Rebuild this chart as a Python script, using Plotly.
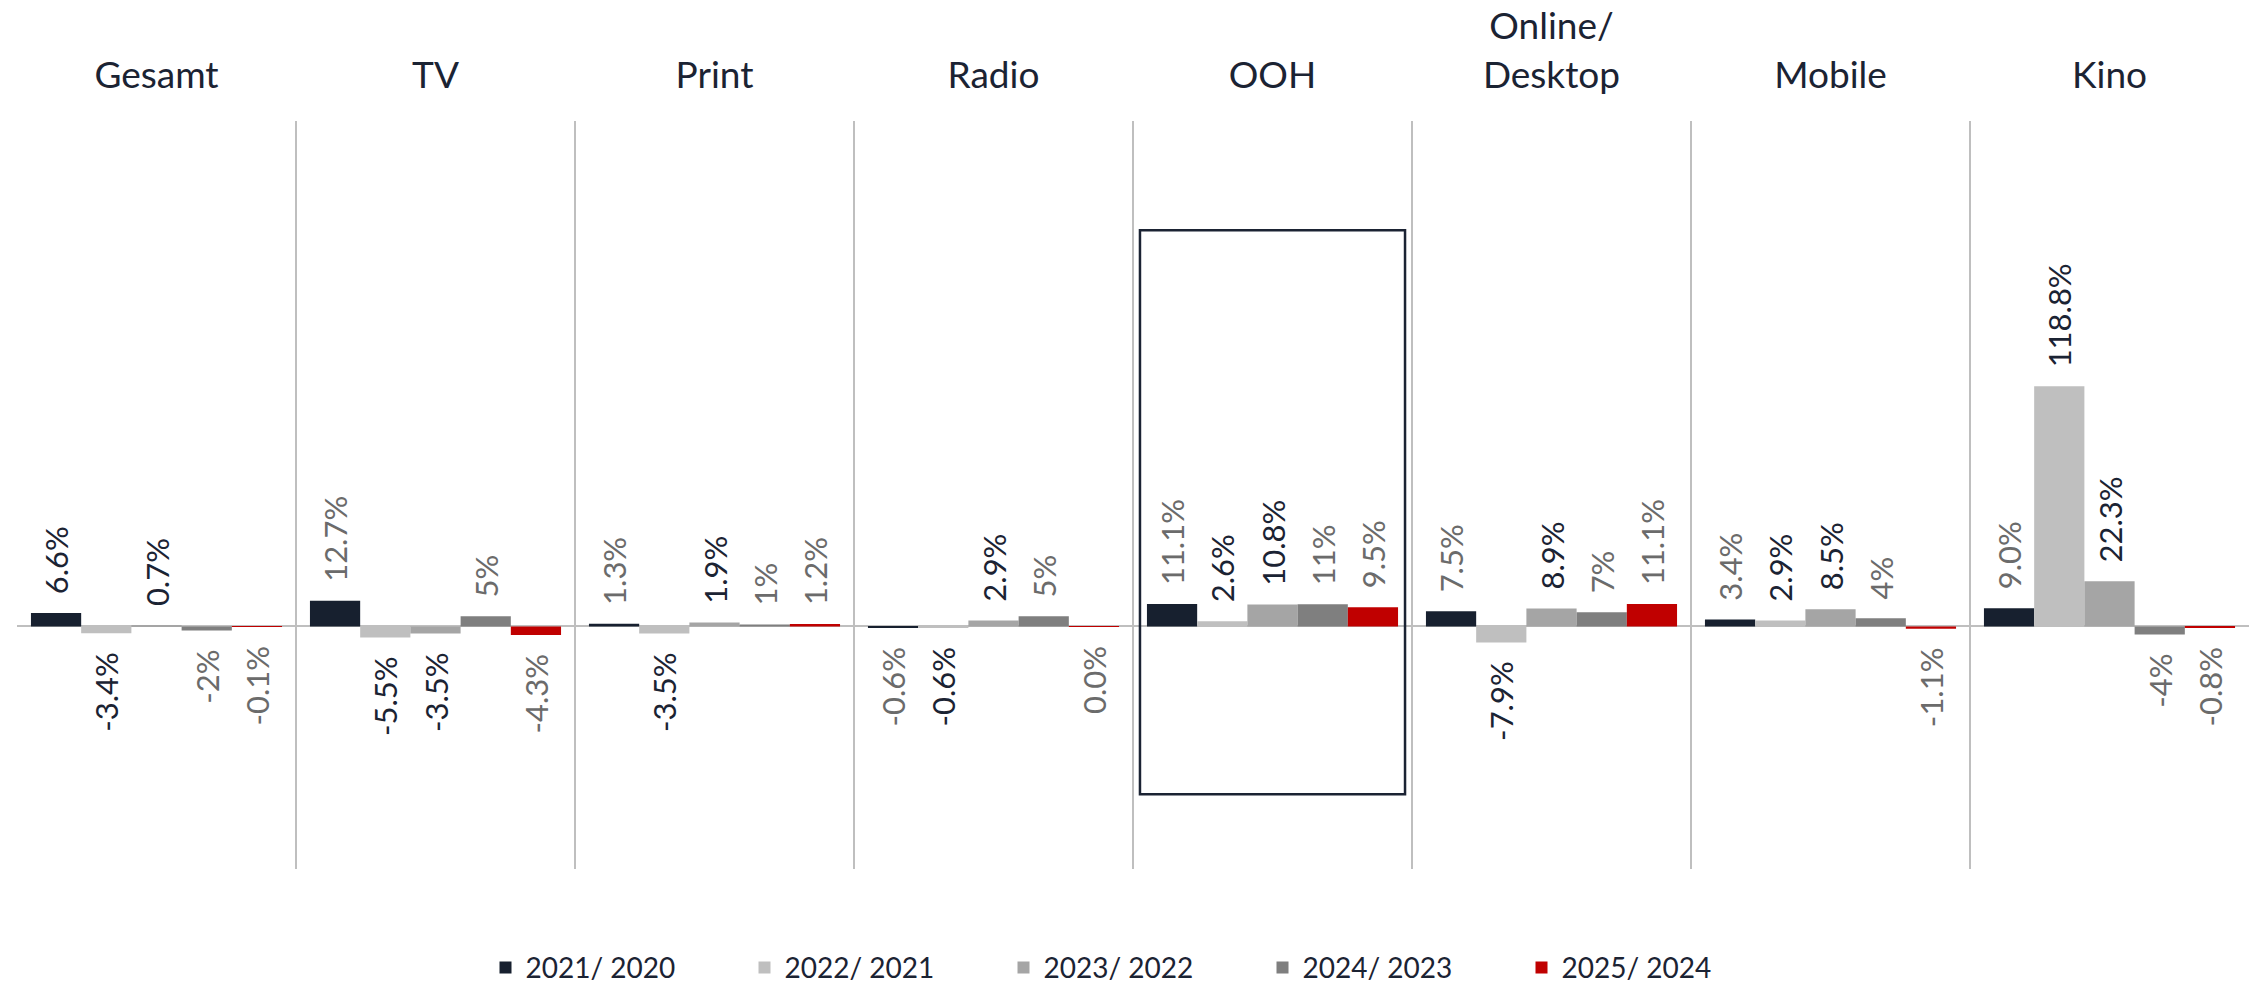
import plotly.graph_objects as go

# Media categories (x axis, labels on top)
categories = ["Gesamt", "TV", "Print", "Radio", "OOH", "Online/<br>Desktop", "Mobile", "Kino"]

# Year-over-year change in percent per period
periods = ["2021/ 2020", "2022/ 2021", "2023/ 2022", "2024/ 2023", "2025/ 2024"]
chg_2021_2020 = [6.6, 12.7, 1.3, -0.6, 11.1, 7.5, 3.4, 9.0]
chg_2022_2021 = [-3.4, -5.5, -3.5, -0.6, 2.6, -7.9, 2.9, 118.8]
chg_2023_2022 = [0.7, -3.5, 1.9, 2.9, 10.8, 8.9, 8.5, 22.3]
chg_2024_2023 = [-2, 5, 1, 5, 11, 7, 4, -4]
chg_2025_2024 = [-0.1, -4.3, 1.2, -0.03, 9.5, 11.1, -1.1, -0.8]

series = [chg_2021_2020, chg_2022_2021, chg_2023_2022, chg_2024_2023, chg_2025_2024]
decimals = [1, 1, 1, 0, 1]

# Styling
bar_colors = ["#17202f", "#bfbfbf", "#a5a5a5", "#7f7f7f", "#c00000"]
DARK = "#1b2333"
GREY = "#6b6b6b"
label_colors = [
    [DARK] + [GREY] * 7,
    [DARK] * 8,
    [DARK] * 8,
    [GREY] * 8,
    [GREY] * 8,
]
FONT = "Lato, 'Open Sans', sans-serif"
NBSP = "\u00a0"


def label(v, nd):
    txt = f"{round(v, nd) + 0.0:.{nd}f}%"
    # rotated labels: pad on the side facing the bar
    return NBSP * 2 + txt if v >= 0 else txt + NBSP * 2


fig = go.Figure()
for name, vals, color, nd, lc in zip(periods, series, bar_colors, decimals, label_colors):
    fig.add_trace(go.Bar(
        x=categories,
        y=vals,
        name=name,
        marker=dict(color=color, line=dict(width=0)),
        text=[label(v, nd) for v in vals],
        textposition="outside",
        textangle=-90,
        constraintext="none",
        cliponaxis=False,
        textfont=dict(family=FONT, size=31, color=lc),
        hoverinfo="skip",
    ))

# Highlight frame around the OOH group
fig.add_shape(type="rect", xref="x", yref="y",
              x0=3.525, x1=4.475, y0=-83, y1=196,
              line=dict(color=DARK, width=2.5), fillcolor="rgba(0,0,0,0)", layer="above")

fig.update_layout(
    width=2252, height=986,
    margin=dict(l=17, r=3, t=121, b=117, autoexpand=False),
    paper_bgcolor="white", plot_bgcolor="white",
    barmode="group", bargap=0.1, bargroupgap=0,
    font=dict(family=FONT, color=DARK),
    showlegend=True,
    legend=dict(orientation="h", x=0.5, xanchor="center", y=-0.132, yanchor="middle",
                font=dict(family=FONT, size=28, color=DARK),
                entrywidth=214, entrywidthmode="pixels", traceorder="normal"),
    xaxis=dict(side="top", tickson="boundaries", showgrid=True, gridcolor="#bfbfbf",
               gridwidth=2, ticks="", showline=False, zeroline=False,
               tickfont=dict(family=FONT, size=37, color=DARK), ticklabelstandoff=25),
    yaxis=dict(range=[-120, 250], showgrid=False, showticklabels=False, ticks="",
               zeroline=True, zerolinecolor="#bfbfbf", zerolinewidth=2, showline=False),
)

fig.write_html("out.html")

= = = = = = =

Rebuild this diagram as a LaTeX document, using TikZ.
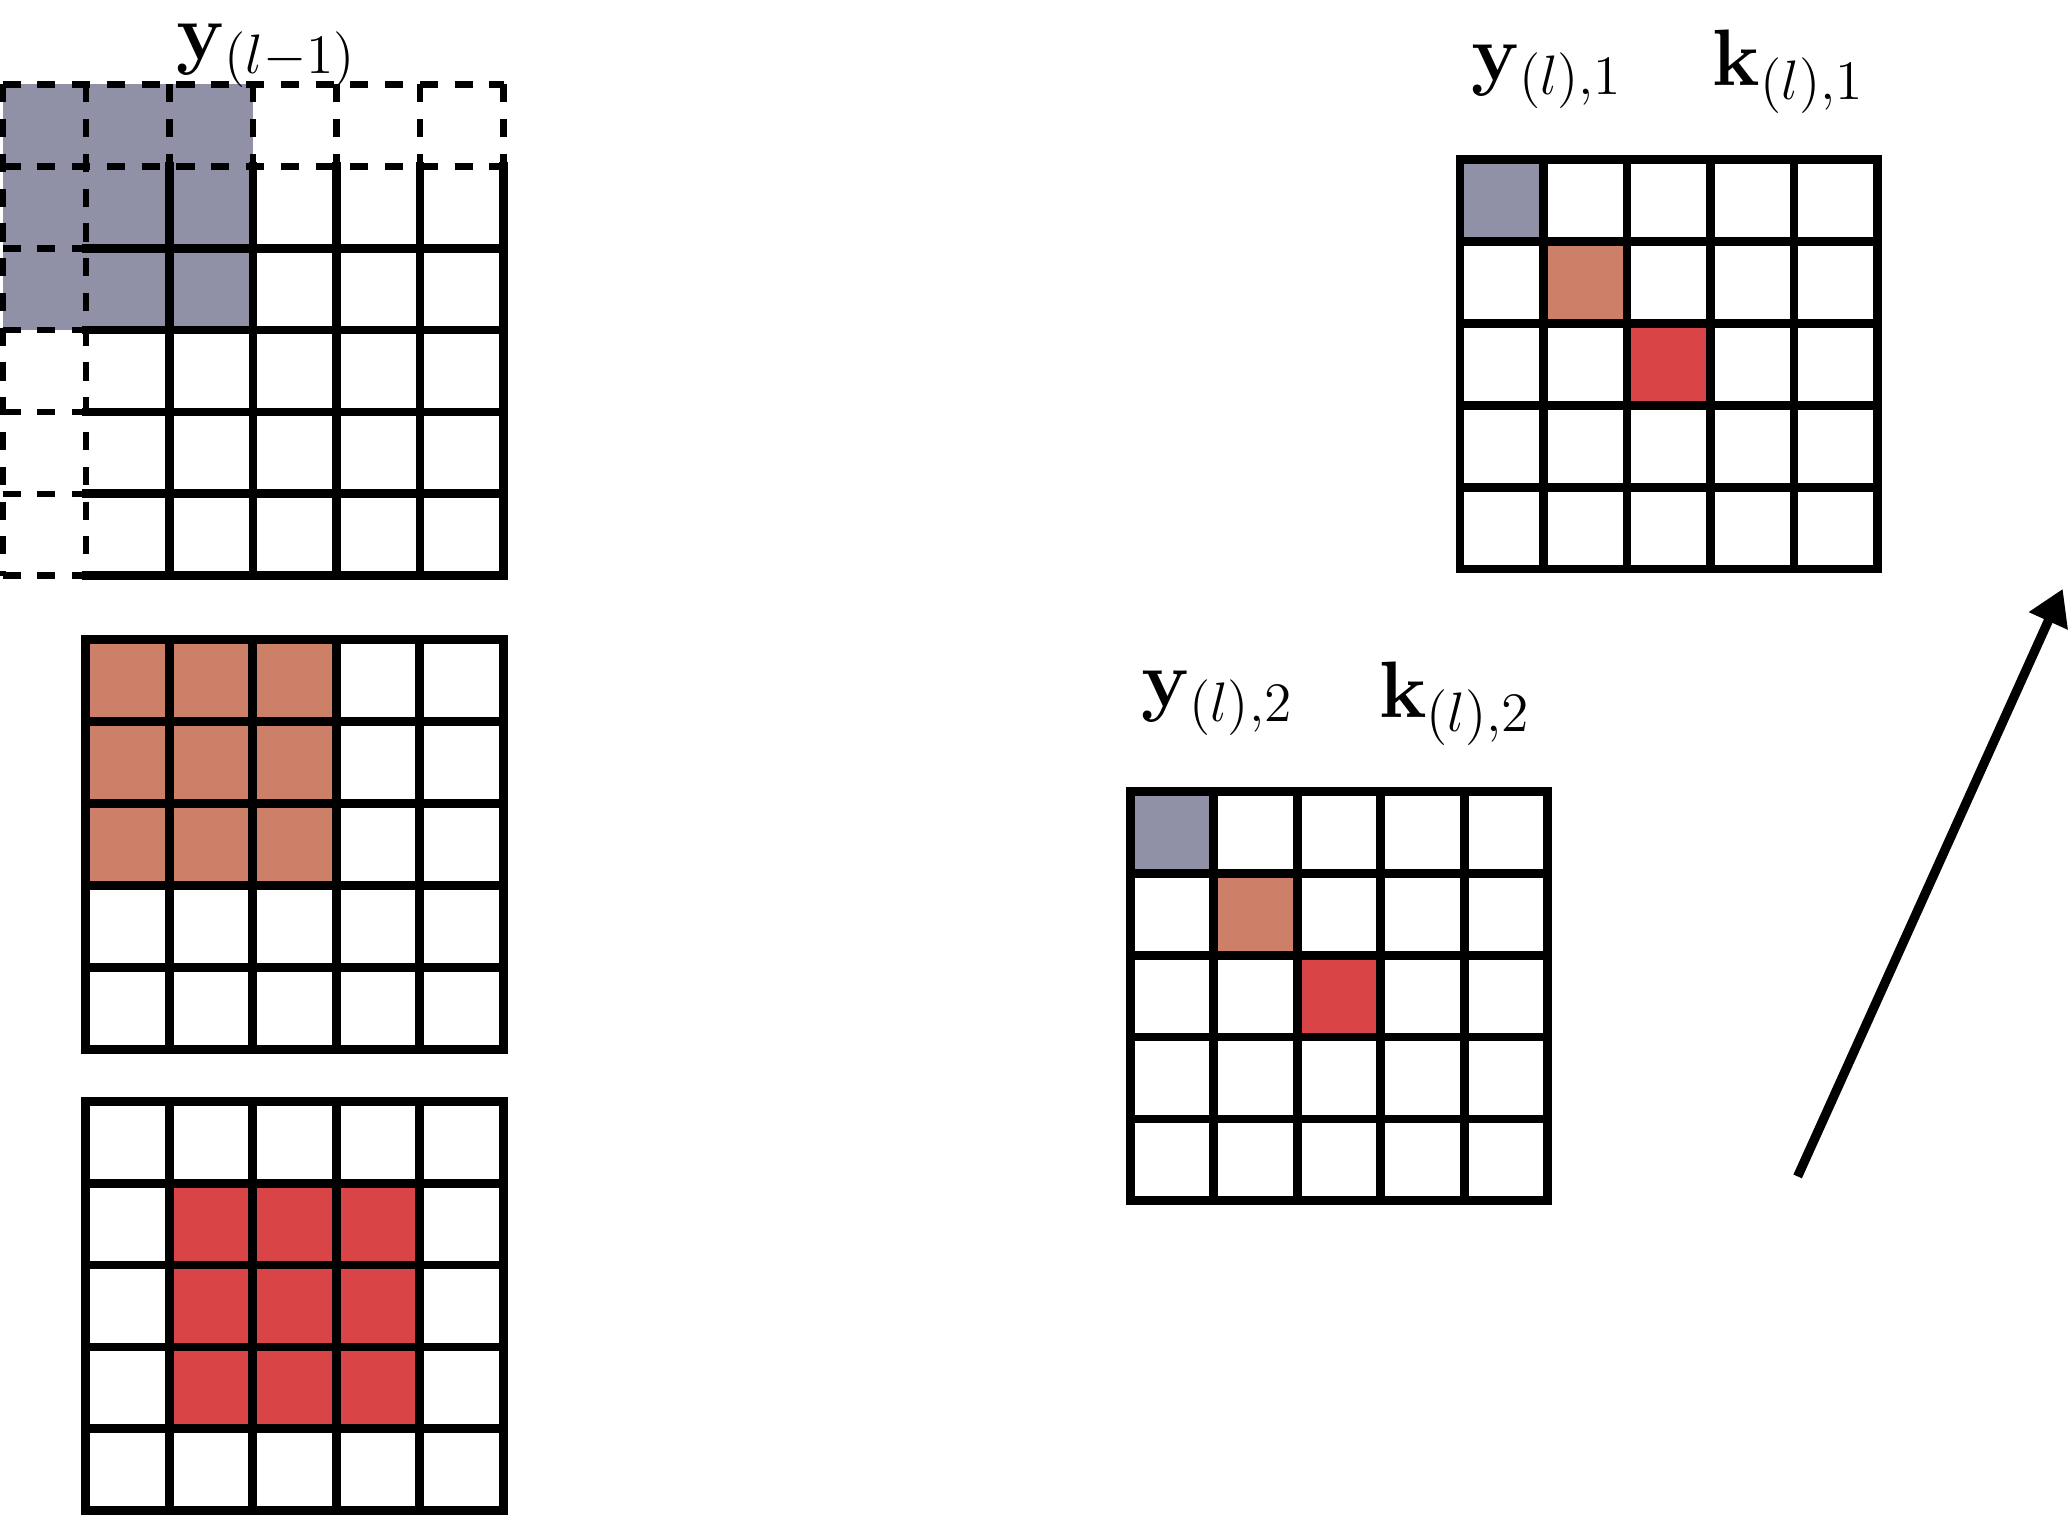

= = = = = = =

_Written problem_
Retype only the lines above from the one with "Rebuild this chart" through the one with "return NBSP *", exactly and with both ends. Images stay out.

_Output_
Rebuild this chart as a Python script, using Plotly.
import plotly.graph_objects as go

# Media categories (x axis, labels on top)
categories = ["Gesamt", "TV", "Print", "Radio", "OOH", "Online/<br>Desktop", "Mobile", "Kino"]

# Year-over-year change in percent per period
periods = ["2021/ 2020", "2022/ 2021", "2023/ 2022", "2024/ 2023", "2025/ 2024"]
chg_2021_2020 = [6.6, 12.7, 1.3, -0.6, 11.1, 7.5, 3.4, 9.0]
chg_2022_2021 = [-3.4, -5.5, -3.5, -0.6, 2.6, -7.9, 2.9, 118.8]
chg_2023_2022 = [0.7, -3.5, 1.9, 2.9, 10.8, 8.9, 8.5, 22.3]
chg_2024_2023 = [-2, 5, 1, 5, 11, 7, 4, -4]
chg_2025_2024 = [-0.1, -4.3, 1.2, -0.03, 9.5, 11.1, -1.1, -0.8]

series = [chg_2021_2020, chg_2022_2021, chg_2023_2022, chg_2024_2023, chg_2025_2024]
decimals = [1, 1, 1, 0, 1]

# Styling
bar_colors = ["#17202f", "#bfbfbf", "#a5a5a5", "#7f7f7f", "#c00000"]
DARK = "#1b2333"
GREY = "#6b6b6b"
label_colors = [
    [DARK] + [GREY] * 7,
    [DARK] * 8,
    [DARK] * 8,
    [GREY] * 8,
    [GREY] * 8,
]
FONT = "Lato, 'Open Sans', sans-serif"
NBSP = "\u00a0"


def label(v, nd):
    txt = f"{round(v, nd) + 0.0:.{nd}f}%"
    # rotated labels: pad on the side facing the bar
    return NBSP * 2 + txt if v >= 0 else txt + NBSP * 2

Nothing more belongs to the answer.